For the last few months, the hazelnut processing plant in Hubbard has been pushing out nuts on nothing but the power of the hot, summer sun.
The plant, owned by NW Hazelnut Company, is, according to co-owner Larry George, the first in the world to have solar panels that can provide all its energy.
“It’s a great marketing tool to be able to say to manufacturers, ‘Look at what Oregon is doing,’” George said.
Although the plant has been processing hazelnuts on solar energy since July 1, the ribbon cutting ceremony took place Sept. 1, commemorating the sustainability shift. The ceremony was attended by Gov. Kate Brown – noteworthy particularly because George was once a staunchly conservative state legislator – in a display of bipartisanship support of the efforts of clean power in Oregon industry.
“It’s a huge honor to have the governor come in and do the ribbon cutting with us,” George said.
"Northwest Hazelnut is one of many examples that prove that Oregon can be a meaningful part of the solution to global climate challenge, while creating jobs and boosting our economy. This is a proud moment for rural Oregon and our agricultural sector," the governor's office wrote in a statement.
The ceremony was also attended by a representative from Ferrero, an Italy-based chocolate company that produces Nutella, a hazelnut product. It was Ferrero that encouraged George to pursue the project in the first place.
“They asked us to be innovative,” George said. “It just kind of matched perfectly with what we were doing.”
The panels come from Earthlight Technologies, which produces solar panels from recycled material. George said the project, including the replacement of halogen lights in the facility with LEDs, ran up a bill of roughly $1 million. With the energy savings and government incentives, however, George plans to offset the costs within 5 years.
The company estimates using solar energy will save about $60,000 per year compared to traditional electricity.
Polly Onowen of the Hazelnut Marketing Board was unable to confirm if the all-solar plant is truly the first in the world, but said that “nobody else has anything like that going on” as far as she knew.
Although the shift in energy source will have no direct impact on the day-to-day work of employees at the plant, sustainability efforts in general are helping grow the hazelnut industry and the jobs it provides.
According to Onowen, Oregon already produces 99 percent of hazelnuts in North America, but only makes up 4 percent of the market worldwide. This may change soon, however.
Onowen said production will soon follow, as less than half of those trees have fully matured.

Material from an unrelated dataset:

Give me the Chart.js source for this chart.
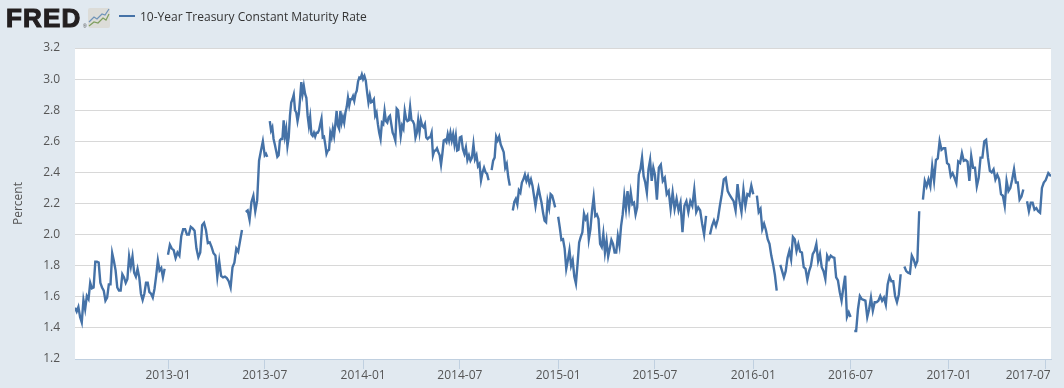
<!DOCTYPE html>
<html>
<head>
<meta charset="utf-8">
<title>10-Year Treasury Constant Maturity Rate</title>
<script src="https://cdn.jsdelivr.net/npm/chart.js@4"></script>
<style>
    html, body { margin: 0; padding: 0; background: #e1e9f0; overflow: hidden; }
    #wrap { position: relative; width: 1064px; height: 388px; font-family: "Open Sans", sans-serif; }
    #logo { position: absolute; left: 6px; top: 3px; font: bold 26px/30px "Liberation Sans", sans-serif; letter-spacing: 1.2px; color: #231f20; -webkit-text-stroke: 1.1px #231f20; }
    #reg { position: absolute; left: 83px; top: 23px; font: 5px/6px "Liberation Sans", sans-serif; color: #444; }
    #icon { position: absolute; left: 88px; top: 8px; }
    #legend { position: absolute; left: 119px; top: 8px; font-size: 12px; line-height: 18px; color: #333; white-space: nowrap; }
    #legend i { display: inline-block; width: 16px; height: 2px; background: #4572a7; vertical-align: 4px; margin-right: 5px; }
    canvas { display: block; }
</style>
</head>
<body>
<div id="wrap">
    <div id="logo">FRED</div>
    <div id="reg">®</div>
    <svg id="icon" width="22" height="20" viewBox="0 0 22 20">
        <rect width="22" height="20" rx="2" fill="#dcdcd8"/>
        <polyline points="1,14 6,9 9,11 14,6 17,7 21,1" fill="none" stroke="#6f93b8" stroke-width="1.2"/>
        <polyline points="1,18 6,14 10,15 15,10 18,12 21,6" fill="none" stroke="#7f9f5f" stroke-width="1.2"/>
    </svg>
    <div id="legend"><i></i>10-Year Treasury Constant Maturity Rate</div>
    <canvas id="myChart" width="1064" height="388"></canvas>
</div>
<script>
const seriesName = '10-Year Treasury Constant Maturity Rate';
const axisTitle = 'Percent';
const tickDates = ['2013-01', '2013-07', '2014-01', '2014-07', '2015-01', '2015-07', '2016-01', '2016-07', '2017-01', '2017-07'];
const yMin = 1.2, yMax = 3.2, yStep = 0.2;
const firstDate = '2012-07-11', lastDate = '2017-07-11';

const periods = ['2012-07-11', '2013-01-01', '2013-07-01', '2014-01-01', '2014-07-01', '2015-01-01', '2015-07-01', '2016-01-01', '2016-07-01', '2017-01-01', '2017-07-01', '2017-07-16'];

const rates2012b = [1.53, 1.505, 1.535, 1.47, 1.435, 1.58, 1.52, 1.605, 1.585, 1.69, 1.655, 1.66, 1.825, 1.825, 1.82, 1.69, 1.66, 1.64, 1.575, 1.595, 1.68, 1.68, 1.88, 1.83, 1.77, 1.66, 1.64, 1.64, 1.745, 1.725, 1.69, 1.715, 1.86, 1.795, 1.86, 1.755, 1.73, 1.78, 1.725, 1.62, 1.58, 1.62, 1.69, 1.69, 1.63, 1.62, 1.595, 1.65, 1.735, 1.835, 1.77, 1.785, 1.725, 1.78, null];
const rates2013a = [1.87, 1.935, 1.91, 1.90, 1.85, 1.885, 1.865, 1.99, 2.035, 2.035, 2.0, 2.0, 2.05, 2.04, 2.025, 1.91, 1.855, 1.885, 2.06, 2.075, 2.03, 1.945, 1.95, 1.92, 1.88, 1.865, 1.73, 1.83, 1.735, 1.725, 1.73, 1.72, 1.70, 1.66, 1.79, 1.82, 1.91, 1.89, 1.96, 2.03, null, 2.145, 2.155, 2.095, 2.21, 2.25, 2.15, 2.22, 2.475, 2.54, 2.6];
const rates2013b = [2.51, 2.52, 2.50, null, 2.73, 2.67, 2.69, 2.615, 2.58, 2.54, 2.50, 2.51, 2.605, 2.615, 2.615, 2.735, 2.635, 2.68, 2.57, 2.625, 2.765, 2.85, 2.87, 2.90, 2.80, 2.785, 2.73, 2.775, 2.87, 2.98, 2.905, 2.955, 2.905, 2.88, 2.765, 2.70, 2.755, 2.645, 2.635, 2.655, 2.63, 2.655, 2.655, 2.67, 2.71, 2.745, 2.625, 2.63, 2.58, 2.52, 2.54, 2.545, 2.655, 2.625, 2.68, 2.635, 2.71, 2.795, 2.70, 2.68, 2.795, 2.72, 2.755, 2.72, 2.785, 2.82, 2.88, 2.83, 2.87, 2.87, 2.89, 2.86, 2.905, 2.925, 2.985, 3.01, 3.005, 3.03];
const rates2014a = [3.0, 3.02, 2.99, 2.915, 2.85, 2.895, 2.85, 2.855, 2.87, 2.765, 2.785, 2.71, 2.655, 2.615, 2.72, 2.71, 2.795, 2.73, 2.72, 2.755, 2.765, 2.71, 2.655, 2.635, 2.605, 2.81, 2.80, 2.72, 2.635, 2.70, 2.68, 2.795, 2.745, 2.73, 2.735, 2.82, 2.735, 2.73, 2.71, 2.625, 2.655, 2.735, 2.66, 2.735, 2.70, 2.69, 2.71, 2.625, 2.615, 2.625, 2.625, 2.655, 2.51, 2.54, 2.54, 2.555, 2.53, 2.51, 2.45, 2.52, 2.605, 2.61, 2.595, 2.645, 2.605, 2.655, 2.605, 2.645, 2.58, 2.635, 2.54, 2.545];
const rates2014b = [2.625, 2.63, 2.55, 2.52, 2.56, 2.48, 2.51, 2.475, 2.495, 2.58, 2.485, 2.51, 2.44, 2.455, 2.35, 2.40, 2.43, 2.40, 2.39, 2.35, null, 2.415, 2.475, 2.495, 2.63, 2.605, 2.63, 2.58, 2.555, 2.53, 2.43, 2.455, 2.37, 2.315, null, 2.155, 2.21, 2.23, 2.195, 2.285, 2.27, 2.335, 2.355, 2.385, 2.345, 2.375, 2.325, 2.355, 2.315, 2.25, 2.185, 2.25, 2.30, 2.25, 2.205, 2.14, 2.09, 2.08, 2.215, 2.17, 2.26, 2.25, 2.215, 2.175, null];
const rates2015a = [2.115, 2.045, 1.965, 1.97, 1.91, 1.78, 1.835, 1.90, 1.80, 1.835, 1.73, 1.685, 1.81, 1.95, 1.985, 2.015, 2.135, 2.10, 2.12, 1.97, 2.035, 2.155, 2.24, 2.12, 2.13, 2.10, 1.94, 1.92, 2.005, 1.885, 1.96, 1.86, 1.91, 1.965, 1.94, 1.885, 1.885, 1.99, 1.93, 2.055, 2.13, 2.25, 2.165, 2.28, 2.175, 2.27, 2.195, 2.205, 2.13, 2.175, 2.385, 2.42, 2.495, 2.375, 2.335, 2.27, 2.42, 2.48, 2.345, 2.43];
const rates2015b = [2.385, 2.225, 2.43, 2.45, 2.345, 2.365, 2.26, 2.28, 2.165, 2.27, 2.165, 2.23, 2.155, 2.205, 2.015, 2.185, 2.215, 2.145, 2.215, 2.185, 2.29, 2.145, 2.175, 2.155, 2.07, 2.0, 2.12, null, 2.0, 2.055, 2.09, 2.055, 2.10, 2.185, 2.26, 2.355, 2.365, 2.28, 2.255, 2.235, 2.215, 2.155, 2.325, 2.215, 2.145, 2.29, 2.185, 2.26, 2.25, 2.315];
const rates2016a = [2.26, null, 2.25, 2.145, 2.165, 2.035, 2.07, 2.03, 1.97, 1.94, 1.865, 1.81, 1.74, 1.64, null, 1.805, 1.765, 1.725, 1.765, 1.85, 1.895, 1.84, 1.985, 1.97, 1.895, 1.94, 1.89, 1.885, 1.79, 1.78, 1.71, 1.765, 1.80, 1.875, 1.895, 1.94, 1.83, 1.875, 1.79, 1.765, 1.715, 1.865, 1.84, 1.865, 1.855, 1.85, 1.725, 1.705, 1.63, 1.575, 1.66, 1.735, 1.47, 1.50];
const rates2016b = [1.47, null, 1.38, 1.38, 1.52, 1.605, 1.585, 1.58, 1.575, 1.47, 1.52, 1.595, 1.51, 1.565, 1.565, 1.575, 1.605, 1.575, 1.595, 1.55, 1.68, 1.73, 1.70, 1.70, 1.605, 1.565, 1.615, 1.745, null, 1.795, 1.765, 1.755, 1.75, 1.865, 1.84, 1.80, 1.83, 2.15, null, 2.225, 2.345, 2.31, 2.355, 2.31, 2.44, 2.345, 2.48, 2.49, 2.60, 2.545, 2.555, 2.555, 2.46];
const rates2017a = [2.45, 2.375, 2.395, 2.365, 2.33, 2.47, 2.46, 2.525, 2.475, 2.48, 2.47, 2.345, 2.505, 2.43, 2.43, 2.31, 2.365, 2.495, 2.495, 2.60, 2.61, 2.495, 2.41, 2.40, 2.42, 2.355, 2.385, 2.355, 2.26, 2.25, 2.185, 2.345, 2.28, 2.30, 2.355, 2.42, 2.335, 2.335, 2.225, 2.245, 2.29, null, 2.215, 2.15, 2.205, 2.205, 2.16, 2.17, 2.15, 2.14, 2.30, 2.335];
const rates2017b = [2.35, 2.395, 2.375];

const rateBlocks = [rates2012b, rates2013a, rates2013b, rates2014a, rates2014b, rates2015a, rates2015b, rates2016a, rates2016b, rates2017a, rates2017b];

const toDay = d => Date.parse(d + (d.length === 7 ? '-01' : '')) / 864e5;

const points = [];
rateBlocks.forEach((vals, b) => {
    const start = toDay(periods[b]), end = toDay(periods[b + 1]);
    vals.forEach((v, i) => points.push({ x: start + (end - start) * i / vals.length, y: v }));
});

const tickFont = { family: '"Open Sans", sans-serif', size: 12 };
const textColor = '#555';

// white plot area, and the last date label pulled back inside the page
const plotBackground = {
    id: 'plotBackground',
    beforeDraw(chart) {
        const a = chart.chartArea;
        chart.ctx.fillStyle = '#fff';
        chart.ctx.fillRect(a.left, a.top, a.width, a.height);
        const items = chart.scales.x.getLabelItems();
        const last = items[items.length - 1];
        last.options.textAlign = 'right';
        last.options.translation[0] = chart.scales.x.getPixelForValue(toDay(tickDates[tickDates.length - 1])) + 5;
    }
};

new Chart(document.getElementById('myChart'), {
    type: 'line',
    data: {
        datasets: [{
            label: seriesName,
            data: points,
            borderColor: '#4572a7',
            borderWidth: 2.4,
            pointRadius: 0,
            tension: 0,
            spanGaps: false
        }]
    },
    options: {
        responsive: false,
        animation: false,
        layout: { padding: { top: 48, right: 13, left: 0, bottom: 0 } },
        plugins: { legend: { display: false }, tooltip: { enabled: false } },
        scales: {
            x: {
                type: 'linear',
                min: toDay(firstDate),
                max: toDay(lastDate),
                afterBuildTicks: scale => { scale.ticks = tickDates.map(d => ({ value: toDay(d) })); },
                afterFit: scale => {
                    scale.height = 29;
                    scale.paddingLeft = 0;
                    scale.paddingRight = 0;
                },
                border: { color: '#c0d0e0' },
                grid: { drawOnChartArea: false, drawTicks: true, tickLength: 10, tickColor: '#c0d0e0' },
                ticks: {
                    autoSkip: false,
                    maxRotation: 0,
                    padding: -1,
                    color: textColor,
                    font: tickFont,
                    callback: value => tickDates.find(d => toDay(d) === value)
                }
            },
            y: {
                min: yMin,
                max: yMax,
                afterFit: scale => { scale.width = 75; },
                border: { display: false },
                grid: { color: '#d8d8d8', drawTicks: false },
                ticks: {
                    stepSize: yStep,
                    padding: 15,
                    color: textColor,
                    font: tickFont,
                    callback: value => value.toFixed(1)
                },
                title: {
                    display: true,
                    text: axisTitle,
                    color: textColor,
                    font: tickFont,
                    padding: { top: 11, bottom: 0 }
                }
            }
        }
    },
    plugins: [plotBackground]
});
</script>
</body>
</html>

George began George Packing Company with his brother in 1993, soon after graduating Oregon State University in 1991. The pair acquired NW Hazelnut 20 years later. All told, their processing plants account for 48 percent of the hazelnut production in North America, according to George.
With such a hefty weight of the industry, the brothers are planning to move their two other processing plants toward solar in the next decade as well, and not stop there.
The next step might be a biomass project, in which the plants would burn hazelnut shells for power. George said that idea isn’t too far out either.
“Between a couple of these projects, we’re really feeling like we have momentum going forward to create something great," said Shaun George, also an OSU graduate.
He said these kinds of projects just make sense.
“There’s not a single person that we work with that doesn’t care about that. Every farmer cares, every buyer cares, so we care too. It was a no-brainer move for us," he said.
For the brothers, this is all a natural development from the route they’ve been on for decades, having grown up on a hazelnut farm in Newberg, which was also the site of their first processing plant.
Larry George said he is excited about the prospects for growth after some uncertain years in the industry. It's only up from here, he said.
“I think people are very excited about what’s happening in the tree-nut industry. We have such a healthy industry, low-impact, and it produces a high-protein food,” he said. “I don’t know anybody who doesn’t love Nutella.”